While all Green's six novels (including one co-authored with David Levithan) have explored issues of substance, he has always included at least a hint of romance. Turtles All the Way Down both meets and defies the expectation of an epic love story. We know that there will be some sort of romantic relationship between Davis and Aza. On the other hand, Green handles the love arc much more realistically than his other, somewhat sappy, sentimental stories. Does it still have hints of sickly sweet love where boy and girl are drawn together mysteriously and almost immediately? Perhaps. But overall, Davis and Aza's interactions are punctuated with a set of dichotomies – between pragmatism and romanticism; hope and despair; uncertainty and intensity. Aza may love Davis, she may not; she wants to kiss him, her OCD warns of the thousands of germs exchanged by saliva; Davis needs someone desperately, but is Aza the one he needs?

This relationship certainly caught my interest, but it was the one between Daisy and Aza that I enjoyed the most. As a character, Aza is complex, and Daisy knows that. We can tell that Daisy loves Aza, even as Aza exhausts her with her constant worrying. Aza is her best friend and her partner-in-crime, but at the same time, Daisy points out that Aza's self-absorption can box her friends out at times. We do get the sense that while Daisy can't quite understand Aza's OCD, Aza also can't relate to Daisy's position as someone growing up in poverty. The love and resentment between the two young women adds an extra dimension to Turtles All the Way Down.

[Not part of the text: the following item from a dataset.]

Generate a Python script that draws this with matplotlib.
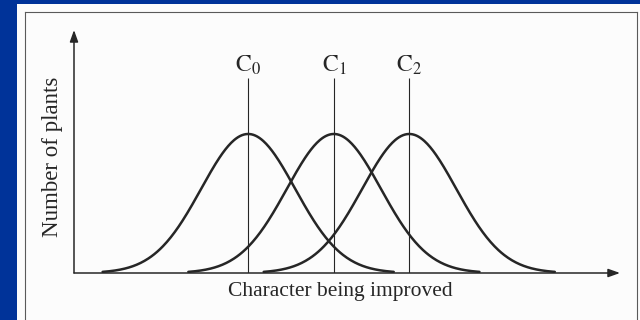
import numpy as np
import matplotlib.pyplot as plt
from matplotlib.patches import Rectangle
from matplotlib.lines import Line2D

# Mean character value of each generation and the spread of each population
labels = [r"$\mathrm{C}_0$", r"$\mathrm{C}_1$", r"$\mathrm{C}_2$"]
means = [31.9, 47.6, 61.4]
spread = 8.6
peak = 1.0
marker_top = 1.40

plt.rcParams["mathtext.fontset"] = "stix"
ink = "#262626"
W, H = 640, 320

fig = plt.figure(figsize=(6.4, 3.2), dpi=100, facecolor="#003399")

# Scanned page and its frame
fig.patches.append(Rectangle((17 / W, 0), 1 - 17 / W, 1 - 4 / H,
                             transform=fig.transFigure, facecolor="#fcfcfc",
                             edgecolor="none", zorder=-2))
frame = dict(transform=fig.transFigure, color="#5a5a5a", lw=0.8, zorder=-1)
fig.lines.append(Line2D([25 / W, 25 / W], [0, 1 - 12 / H], **frame))
fig.lines.append(Line2D([25 / W, 637 / W], [1 - 12 / H, 1 - 12 / H], **frame))
fig.lines.append(Line2D([637 / W, 637 / W], [0, 1 - 12 / H], **frame))

ax = fig.add_axes([74 / W, 47 / H, 546 / W, 243 / H])
ax.set_zorder(2)
ax.set_xlim(0, 100)
ax.set_ylim(0, 1.748)
ax.axis("off")

# Axes drawn as arrows
arrow = dict(arrowstyle="-|>,head_length=0.7,head_width=0.25", color=ink, lw=1.1,
             shrinkA=0, shrinkB=0)
ax.annotate("", xy=(0, 1), xytext=(0, 0), xycoords="axes fraction",
            arrowprops=arrow)
ax.annotate("", xy=(1, 0), xytext=(0, 0), xycoords="axes fraction",
            arrowprops=arrow)

for lab, m in zip(labels, means):
    x = np.linspace(m - 3.1 * spread, m + 3.1 * spread, 300)
    y = peak * np.exp(-0.5 * ((x - m) / spread) ** 2)
    ax.plot(x, y, color=ink, lw=1.8, solid_capstyle="round")
    ax.vlines(m, 0, marker_top, color=ink, lw=0.8)
    ax.text(m, marker_top + 0.095, lab, ha="center", va="center",
            fontsize=17, color=ink)

ax.text(0.487, -0.078, "Character being improved", transform=ax.transAxes,
        ha="center", va="center", fontsize=15.5, color=ink,
        family="Liberation Serif")
ax.text(-0.040, 0.477, "Number of plants", transform=ax.transAxes,
        ha="center", va="center", rotation=90, fontsize=16.5, color=ink,
        family="Liberation Serif")

fig.savefig("out.png", dpi=100, facecolor=fig.get_facecolor())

While I've always enjoyed John Green's novels for smart (but not pretentious) writing and the natural vitality of his voice, Turtles All the Way Down is the first of his books where I felt his characters rise out of the pages to become their own complex, real-life people. Anyone who has enjoyed Green before will definitely find a new favorite here and even those who are on the fence about him may find new intricacies and nuance to his storytelling in Turtles.